◆ Set task: Carry none of the pictures over; set down the material below exactly.

◆ Collected data:
★ ★ ★ ★ ★ ★ ★
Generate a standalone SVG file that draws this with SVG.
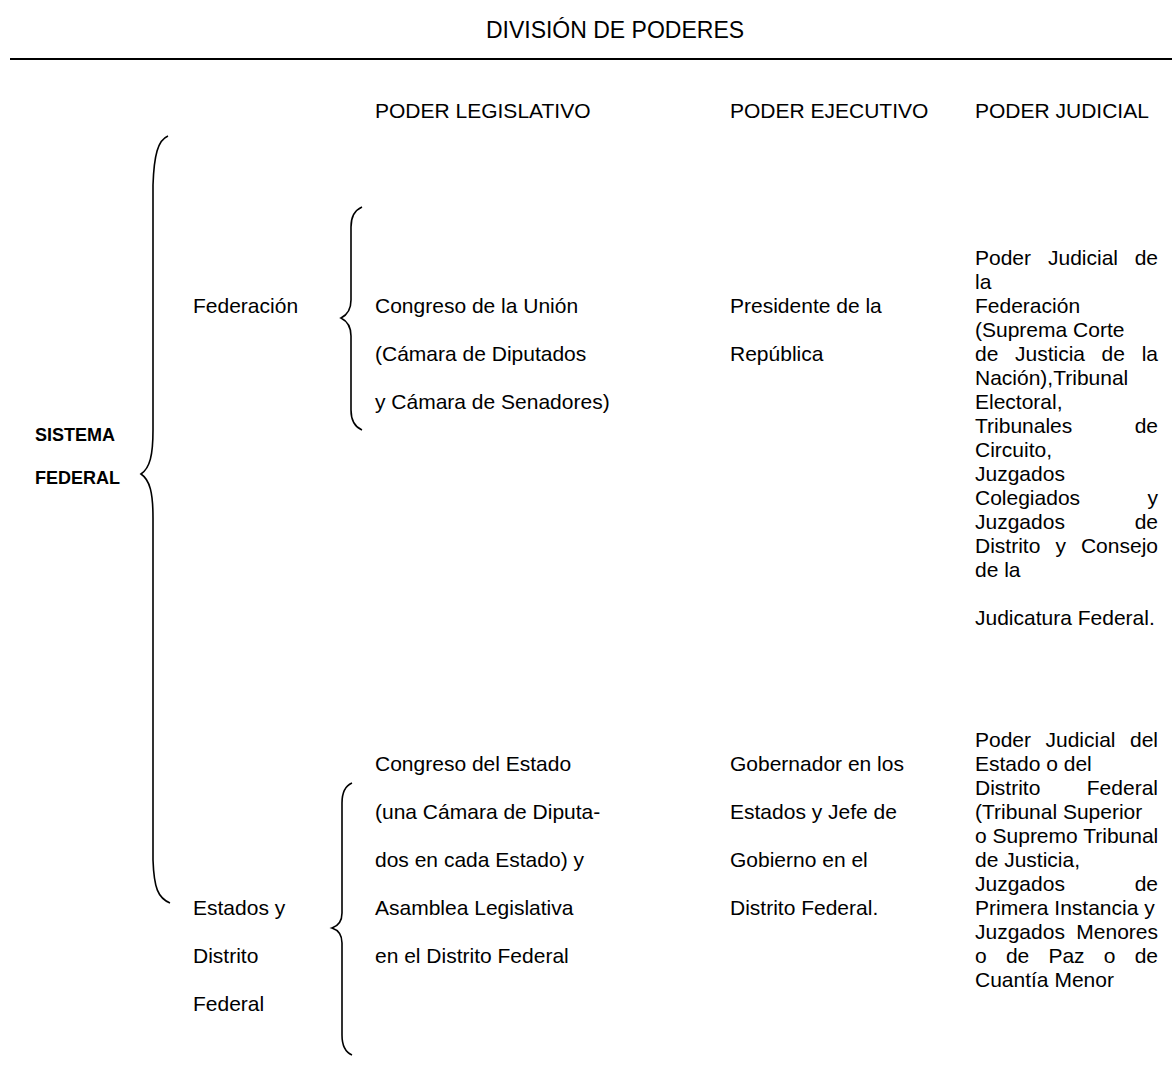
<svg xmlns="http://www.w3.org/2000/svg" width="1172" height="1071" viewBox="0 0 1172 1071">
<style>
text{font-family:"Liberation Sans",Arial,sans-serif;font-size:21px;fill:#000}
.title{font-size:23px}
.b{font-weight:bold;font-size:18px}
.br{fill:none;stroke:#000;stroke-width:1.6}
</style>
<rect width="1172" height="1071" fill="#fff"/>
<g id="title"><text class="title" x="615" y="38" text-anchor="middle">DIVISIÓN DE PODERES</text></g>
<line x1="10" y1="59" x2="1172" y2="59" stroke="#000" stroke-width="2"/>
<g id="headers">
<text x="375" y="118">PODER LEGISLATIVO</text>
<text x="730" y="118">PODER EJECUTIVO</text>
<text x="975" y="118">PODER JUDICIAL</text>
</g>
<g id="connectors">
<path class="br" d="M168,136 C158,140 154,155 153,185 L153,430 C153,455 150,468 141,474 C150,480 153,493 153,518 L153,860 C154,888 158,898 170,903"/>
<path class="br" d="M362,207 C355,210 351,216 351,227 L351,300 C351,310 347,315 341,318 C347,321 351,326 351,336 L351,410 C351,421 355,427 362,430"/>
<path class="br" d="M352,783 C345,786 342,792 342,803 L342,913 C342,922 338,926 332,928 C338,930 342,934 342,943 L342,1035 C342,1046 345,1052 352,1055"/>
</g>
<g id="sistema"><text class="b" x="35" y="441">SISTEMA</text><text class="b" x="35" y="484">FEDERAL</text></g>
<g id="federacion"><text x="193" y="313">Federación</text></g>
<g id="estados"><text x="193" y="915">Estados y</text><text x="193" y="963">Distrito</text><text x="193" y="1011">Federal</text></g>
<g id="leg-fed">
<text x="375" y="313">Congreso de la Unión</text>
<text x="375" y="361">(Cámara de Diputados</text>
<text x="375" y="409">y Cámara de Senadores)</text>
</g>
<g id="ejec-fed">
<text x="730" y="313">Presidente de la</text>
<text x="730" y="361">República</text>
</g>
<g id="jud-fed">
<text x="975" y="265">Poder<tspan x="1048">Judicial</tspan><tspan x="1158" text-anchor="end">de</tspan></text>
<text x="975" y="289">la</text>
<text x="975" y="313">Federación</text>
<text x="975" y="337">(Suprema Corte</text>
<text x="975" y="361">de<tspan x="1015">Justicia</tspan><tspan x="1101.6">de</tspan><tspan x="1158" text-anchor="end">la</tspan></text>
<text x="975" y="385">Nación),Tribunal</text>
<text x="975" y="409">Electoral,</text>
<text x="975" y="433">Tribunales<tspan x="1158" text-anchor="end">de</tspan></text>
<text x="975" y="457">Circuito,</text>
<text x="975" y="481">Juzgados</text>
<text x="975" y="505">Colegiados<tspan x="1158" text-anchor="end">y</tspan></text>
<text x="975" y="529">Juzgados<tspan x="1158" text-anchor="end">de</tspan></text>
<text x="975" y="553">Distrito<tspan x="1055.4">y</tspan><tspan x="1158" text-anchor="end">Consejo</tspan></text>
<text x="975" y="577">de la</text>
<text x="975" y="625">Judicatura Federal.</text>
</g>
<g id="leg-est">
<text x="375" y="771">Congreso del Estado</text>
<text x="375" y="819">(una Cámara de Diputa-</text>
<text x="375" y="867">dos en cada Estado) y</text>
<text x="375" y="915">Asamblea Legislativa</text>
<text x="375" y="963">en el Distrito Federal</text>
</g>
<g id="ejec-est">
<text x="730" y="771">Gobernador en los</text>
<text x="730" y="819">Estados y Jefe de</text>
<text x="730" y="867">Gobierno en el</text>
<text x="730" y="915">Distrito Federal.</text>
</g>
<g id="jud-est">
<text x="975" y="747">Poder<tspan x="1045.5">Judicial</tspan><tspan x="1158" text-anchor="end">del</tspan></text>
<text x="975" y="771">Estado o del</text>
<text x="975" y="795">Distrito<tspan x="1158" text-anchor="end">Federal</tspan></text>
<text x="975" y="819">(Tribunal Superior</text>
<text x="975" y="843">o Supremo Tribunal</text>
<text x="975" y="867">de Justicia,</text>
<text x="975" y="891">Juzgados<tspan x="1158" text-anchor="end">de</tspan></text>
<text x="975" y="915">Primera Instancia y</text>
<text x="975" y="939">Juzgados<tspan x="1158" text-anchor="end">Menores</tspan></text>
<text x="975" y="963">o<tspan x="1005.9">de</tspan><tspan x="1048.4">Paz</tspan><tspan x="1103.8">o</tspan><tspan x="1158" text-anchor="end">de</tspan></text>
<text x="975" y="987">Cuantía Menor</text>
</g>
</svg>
★ ★ ★ ★ ★ ★ ★
◆ Task output:
Generate a standalone SVG file that draws this with SVG.
<svg xmlns="http://www.w3.org/2000/svg" width="1172" height="1071" viewBox="0 0 1172 1071">
<style>
text{font-family:"Liberation Sans",Arial,sans-serif;font-size:21px;fill:#000}
.title{font-size:23px}
.b{font-weight:bold;font-size:18px}
.br{fill:none;stroke:#000;stroke-width:1.6}
</style>
<rect width="1172" height="1071" fill="#fff"/>
<g id="title"><text class="title" x="615" y="38" text-anchor="middle">DIVISIÓN DE PODERES</text></g>
<line x1="10" y1="59" x2="1172" y2="59" stroke="#000" stroke-width="2"/>
<g id="headers">
<text x="375" y="118">PODER LEGISLATIVO</text>
<text x="730" y="118">PODER EJECUTIVO</text>
<text x="975" y="118">PODER JUDICIAL</text>
</g>
<g id="connectors">
<path class="br" d="M168,136 C158,140 154,155 153,185 L153,430 C153,455 150,468 141,474 C150,480 153,493 153,518 L153,860 C154,888 158,898 170,903"/>
<path class="br" d="M362,207 C355,210 351,216 351,227 L351,300 C351,310 347,315 341,318 C347,321 351,326 351,336 L351,410 C351,421 355,427 362,430"/>
<path class="br" d="M352,783 C345,786 342,792 342,803 L342,913 C342,922 338,926 332,928 C338,930 342,934 342,943 L342,1035 C342,1046 345,1052 352,1055"/>
</g>
<g id="sistema"><text class="b" x="35" y="441">SISTEMA</text><text class="b" x="35" y="484">FEDERAL</text></g>
<g id="federacion"><text x="193" y="313">Federación</text></g>
<g id="estados"><text x="193" y="915">Estados y</text><text x="193" y="963">Distrito</text><text x="193" y="1011">Federal</text></g>
<g id="leg-fed">
<text x="375" y="313">Congreso de la Unión</text>
<text x="375" y="361">(Cámara de Diputados</text>
<text x="375" y="409">y Cámara de Senadores)</text>
</g>
<g id="ejec-fed">
<text x="730" y="313">Presidente de la</text>
<text x="730" y="361">República</text>
</g>
<g id="jud-fed">
<text x="975" y="265">Poder<tspan x="1048">Judicial</tspan><tspan x="1158" text-anchor="end">de</tspan></text>
<text x="975" y="289">la</text>
<text x="975" y="313">Federación</text>
<text x="975" y="337">(Suprema Corte</text>
<text x="975" y="361">de<tspan x="1015">Justicia</tspan><tspan x="1101.6">de</tspan><tspan x="1158" text-anchor="end">la</tspan></text>
<text x="975" y="385">Nación),Tribunal</text>
<text x="975" y="409">Electoral,</text>
<text x="975" y="433">Tribunales<tspan x="1158" text-anchor="end">de</tspan></text>
<text x="975" y="457">Circuito,</text>
<text x="975" y="481">Juzgados</text>
<text x="975" y="505">Colegiados<tspan x="1158" text-anchor="end">y</tspan></text>
<text x="975" y="529">Juzgados<tspan x="1158" text-anchor="end">de</tspan></text>
<text x="975" y="553">Distrito<tspan x="1055.4">y</tspan><tspan x="1158" text-anchor="end">Consejo</tspan></text>
<text x="975" y="577">de la</text>
<text x="975" y="625">Judicatura Federal.</text>
</g>
<g id="leg-est">
<text x="375" y="771">Congreso del Estado</text>
<text x="375" y="819">(una Cámara de Diputa-</text>
<text x="375" y="867">dos en cada Estado) y</text>
<text x="375" y="915">Asamblea Legislativa</text>
<text x="375" y="963">en el Distrito Federal</text>
</g>
<g id="ejec-est">
<text x="730" y="771">Gobernador en los</text>
<text x="730" y="819">Estados y Jefe de</text>
<text x="730" y="867">Gobierno en el</text>
<text x="730" y="915">Distrito Federal.</text>
</g>
<g id="jud-est">
<text x="975" y="747">Poder<tspan x="1045.5">Judicial</tspan><tspan x="1158" text-anchor="end">del</tspan></text>
<text x="975" y="771">Estado o del</text>
<text x="975" y="795">Distrito<tspan x="1158" text-anchor="end">Federal</tspan></text>
<text x="975" y="819">(Tribunal Superior</text>
<text x="975" y="843">o Supremo Tribunal</text>
<text x="975" y="867">de Justicia,</text>
<text x="975" y="891">Juzgados<tspan x="1158" text-anchor="end">de</tspan></text>
<text x="975" y="915">Primera Instancia y</text>
<text x="975" y="939">Juzgados<tspan x="1158" text-anchor="end">Menores</tspan></text>
<text x="975" y="963">o<tspan x="1005.9">de</tspan><tspan x="1048.4">Paz</tspan><tspan x="1103.8">o</tspan><tspan x="1158" text-anchor="end">de</tspan></text>
<text x="975" y="987">Cuantía Menor</text>
</g>
</svg>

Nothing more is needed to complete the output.